What is expected:
Only the lines from the line containing "Generate a component" to the line containing "const BIN = 250;", with both of those lines, are to be repeated exactly. Leave the images out.

Data for the task:
+--

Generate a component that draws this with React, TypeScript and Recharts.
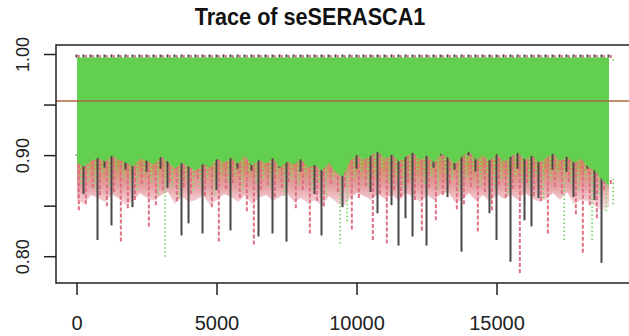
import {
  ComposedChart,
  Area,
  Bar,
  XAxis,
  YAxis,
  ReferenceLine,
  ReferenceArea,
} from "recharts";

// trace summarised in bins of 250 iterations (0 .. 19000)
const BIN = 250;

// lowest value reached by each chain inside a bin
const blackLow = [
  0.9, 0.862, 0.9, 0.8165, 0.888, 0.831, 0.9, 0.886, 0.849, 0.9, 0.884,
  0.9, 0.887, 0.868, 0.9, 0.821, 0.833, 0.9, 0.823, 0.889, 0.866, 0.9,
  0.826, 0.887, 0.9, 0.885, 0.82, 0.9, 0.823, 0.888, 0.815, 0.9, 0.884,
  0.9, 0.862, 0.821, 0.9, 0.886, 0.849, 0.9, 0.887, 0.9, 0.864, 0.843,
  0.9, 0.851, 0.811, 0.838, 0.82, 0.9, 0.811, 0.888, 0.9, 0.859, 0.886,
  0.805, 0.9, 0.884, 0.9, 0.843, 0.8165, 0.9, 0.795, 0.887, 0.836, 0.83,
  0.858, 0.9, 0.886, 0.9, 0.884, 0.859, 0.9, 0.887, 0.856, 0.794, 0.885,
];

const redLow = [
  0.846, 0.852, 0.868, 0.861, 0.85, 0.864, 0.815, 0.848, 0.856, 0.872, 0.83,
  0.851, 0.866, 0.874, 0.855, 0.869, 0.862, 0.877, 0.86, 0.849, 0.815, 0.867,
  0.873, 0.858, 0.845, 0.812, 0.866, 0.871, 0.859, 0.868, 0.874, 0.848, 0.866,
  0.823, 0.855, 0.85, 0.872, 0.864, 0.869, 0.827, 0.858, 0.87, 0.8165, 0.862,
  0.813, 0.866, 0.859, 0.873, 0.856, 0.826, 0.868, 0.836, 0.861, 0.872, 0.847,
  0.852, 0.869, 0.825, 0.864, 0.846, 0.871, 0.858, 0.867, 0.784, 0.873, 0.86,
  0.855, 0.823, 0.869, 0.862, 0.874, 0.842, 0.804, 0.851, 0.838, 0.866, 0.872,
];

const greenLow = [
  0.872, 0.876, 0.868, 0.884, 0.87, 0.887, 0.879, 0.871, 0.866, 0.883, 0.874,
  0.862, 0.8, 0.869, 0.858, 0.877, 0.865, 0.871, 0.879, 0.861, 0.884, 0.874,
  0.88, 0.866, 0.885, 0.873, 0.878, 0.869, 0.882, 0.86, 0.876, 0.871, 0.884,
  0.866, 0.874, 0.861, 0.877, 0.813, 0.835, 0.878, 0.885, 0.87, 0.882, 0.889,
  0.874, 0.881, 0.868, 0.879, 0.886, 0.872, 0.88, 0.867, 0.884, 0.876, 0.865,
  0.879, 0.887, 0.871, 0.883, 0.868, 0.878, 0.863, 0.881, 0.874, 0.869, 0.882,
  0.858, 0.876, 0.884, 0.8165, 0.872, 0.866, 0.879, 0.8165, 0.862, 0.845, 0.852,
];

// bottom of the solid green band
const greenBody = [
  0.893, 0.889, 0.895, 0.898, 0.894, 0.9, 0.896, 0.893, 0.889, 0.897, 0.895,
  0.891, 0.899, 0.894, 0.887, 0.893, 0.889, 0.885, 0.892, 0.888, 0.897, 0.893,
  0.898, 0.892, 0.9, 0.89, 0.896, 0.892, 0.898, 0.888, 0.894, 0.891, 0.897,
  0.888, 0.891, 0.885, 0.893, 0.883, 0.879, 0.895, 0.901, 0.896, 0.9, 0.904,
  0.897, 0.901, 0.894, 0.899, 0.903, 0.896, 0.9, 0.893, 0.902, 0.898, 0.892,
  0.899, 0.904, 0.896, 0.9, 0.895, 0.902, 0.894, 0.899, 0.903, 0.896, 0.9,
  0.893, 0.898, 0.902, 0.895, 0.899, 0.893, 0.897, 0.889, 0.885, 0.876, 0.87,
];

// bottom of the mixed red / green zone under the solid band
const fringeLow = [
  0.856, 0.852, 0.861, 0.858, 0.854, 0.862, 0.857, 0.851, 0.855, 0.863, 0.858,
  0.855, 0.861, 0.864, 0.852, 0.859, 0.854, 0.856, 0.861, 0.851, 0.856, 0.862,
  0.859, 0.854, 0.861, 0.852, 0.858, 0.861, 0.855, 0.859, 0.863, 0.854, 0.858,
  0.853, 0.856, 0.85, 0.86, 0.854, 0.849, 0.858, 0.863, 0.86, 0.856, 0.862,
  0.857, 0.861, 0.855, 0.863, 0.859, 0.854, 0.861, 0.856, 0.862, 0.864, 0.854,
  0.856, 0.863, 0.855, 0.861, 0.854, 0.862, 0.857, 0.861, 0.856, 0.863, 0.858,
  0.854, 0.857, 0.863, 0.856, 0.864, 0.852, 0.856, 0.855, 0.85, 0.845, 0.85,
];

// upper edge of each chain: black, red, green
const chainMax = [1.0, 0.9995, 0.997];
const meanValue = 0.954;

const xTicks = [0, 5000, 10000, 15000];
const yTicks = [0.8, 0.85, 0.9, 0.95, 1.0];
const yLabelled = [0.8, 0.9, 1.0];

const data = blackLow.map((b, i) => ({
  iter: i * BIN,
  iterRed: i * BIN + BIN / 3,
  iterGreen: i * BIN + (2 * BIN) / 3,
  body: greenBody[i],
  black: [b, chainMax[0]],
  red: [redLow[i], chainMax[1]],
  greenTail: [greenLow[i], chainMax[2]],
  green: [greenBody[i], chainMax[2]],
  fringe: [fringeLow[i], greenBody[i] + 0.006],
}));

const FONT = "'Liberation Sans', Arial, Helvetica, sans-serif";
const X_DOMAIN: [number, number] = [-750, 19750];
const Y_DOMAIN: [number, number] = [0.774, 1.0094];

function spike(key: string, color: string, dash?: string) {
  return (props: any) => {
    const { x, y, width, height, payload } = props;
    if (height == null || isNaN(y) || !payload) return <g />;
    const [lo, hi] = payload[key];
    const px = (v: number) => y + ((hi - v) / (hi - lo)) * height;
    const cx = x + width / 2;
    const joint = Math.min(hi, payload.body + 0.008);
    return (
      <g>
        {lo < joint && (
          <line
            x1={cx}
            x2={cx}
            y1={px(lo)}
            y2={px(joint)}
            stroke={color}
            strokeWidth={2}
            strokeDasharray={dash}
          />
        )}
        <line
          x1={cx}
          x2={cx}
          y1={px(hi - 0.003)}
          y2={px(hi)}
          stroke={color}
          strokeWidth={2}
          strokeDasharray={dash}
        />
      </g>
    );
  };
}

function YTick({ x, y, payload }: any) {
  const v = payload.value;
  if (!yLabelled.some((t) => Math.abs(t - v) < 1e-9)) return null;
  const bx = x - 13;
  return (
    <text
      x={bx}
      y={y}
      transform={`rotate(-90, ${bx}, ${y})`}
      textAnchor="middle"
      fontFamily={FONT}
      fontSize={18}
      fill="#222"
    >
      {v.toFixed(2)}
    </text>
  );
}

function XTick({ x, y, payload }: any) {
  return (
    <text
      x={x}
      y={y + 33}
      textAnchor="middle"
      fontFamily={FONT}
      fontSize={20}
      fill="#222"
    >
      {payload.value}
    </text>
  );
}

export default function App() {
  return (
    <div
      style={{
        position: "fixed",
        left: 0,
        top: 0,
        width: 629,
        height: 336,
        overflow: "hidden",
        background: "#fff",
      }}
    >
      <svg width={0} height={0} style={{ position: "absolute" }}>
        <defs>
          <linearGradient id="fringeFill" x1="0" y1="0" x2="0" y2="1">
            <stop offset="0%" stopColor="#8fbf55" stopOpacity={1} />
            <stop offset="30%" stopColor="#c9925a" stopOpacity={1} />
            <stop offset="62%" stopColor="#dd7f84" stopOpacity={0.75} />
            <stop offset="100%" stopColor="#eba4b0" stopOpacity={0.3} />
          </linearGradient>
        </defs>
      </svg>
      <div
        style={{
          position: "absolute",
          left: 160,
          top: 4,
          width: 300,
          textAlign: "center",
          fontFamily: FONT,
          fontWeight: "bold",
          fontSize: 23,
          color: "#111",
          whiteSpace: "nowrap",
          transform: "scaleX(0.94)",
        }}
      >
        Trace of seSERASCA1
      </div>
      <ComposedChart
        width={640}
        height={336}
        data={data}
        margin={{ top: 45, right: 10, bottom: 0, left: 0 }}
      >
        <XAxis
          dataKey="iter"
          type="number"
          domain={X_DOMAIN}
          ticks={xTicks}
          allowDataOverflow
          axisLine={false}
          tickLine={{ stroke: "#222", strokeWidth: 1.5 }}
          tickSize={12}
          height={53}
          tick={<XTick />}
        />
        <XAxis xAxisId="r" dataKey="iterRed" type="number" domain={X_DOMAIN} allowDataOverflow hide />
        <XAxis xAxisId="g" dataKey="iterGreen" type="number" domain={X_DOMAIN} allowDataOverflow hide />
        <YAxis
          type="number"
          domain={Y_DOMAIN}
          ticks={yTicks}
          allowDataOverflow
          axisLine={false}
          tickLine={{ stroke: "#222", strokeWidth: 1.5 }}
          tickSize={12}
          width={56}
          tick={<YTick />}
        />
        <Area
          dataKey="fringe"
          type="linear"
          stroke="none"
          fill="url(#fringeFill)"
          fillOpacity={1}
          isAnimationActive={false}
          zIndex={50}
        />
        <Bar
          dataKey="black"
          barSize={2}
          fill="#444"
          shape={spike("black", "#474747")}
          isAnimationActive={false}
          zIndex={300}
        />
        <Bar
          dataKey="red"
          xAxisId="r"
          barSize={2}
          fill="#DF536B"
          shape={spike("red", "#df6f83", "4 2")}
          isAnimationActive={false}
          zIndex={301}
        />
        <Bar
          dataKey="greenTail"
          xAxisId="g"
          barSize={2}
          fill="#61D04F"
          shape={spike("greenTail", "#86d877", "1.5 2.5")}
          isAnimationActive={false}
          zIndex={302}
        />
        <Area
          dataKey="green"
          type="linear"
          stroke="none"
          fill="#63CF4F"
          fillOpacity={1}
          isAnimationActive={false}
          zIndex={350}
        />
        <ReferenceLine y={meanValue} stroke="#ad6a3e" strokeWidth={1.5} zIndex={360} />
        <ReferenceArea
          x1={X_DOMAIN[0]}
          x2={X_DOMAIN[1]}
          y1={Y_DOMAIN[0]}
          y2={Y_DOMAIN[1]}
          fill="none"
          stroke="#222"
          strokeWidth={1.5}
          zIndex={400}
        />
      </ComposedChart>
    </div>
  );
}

+--

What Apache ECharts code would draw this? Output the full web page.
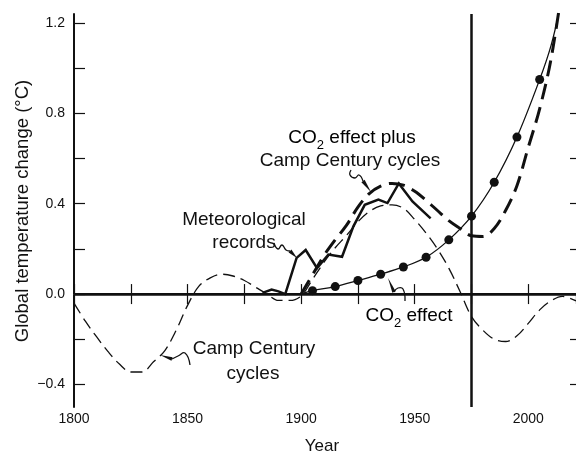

+--

Result of this task:
Generate a component that draws this with React, TypeScript and Recharts.
import {
  ComposedChart,
  Area,
  Bar,
  XAxis,
  YAxis,
  ReferenceLine,
  ReferenceArea,
} from "recharts";

// trace summarised in bins of 250 iterations (0 .. 19000)
const BIN = 250;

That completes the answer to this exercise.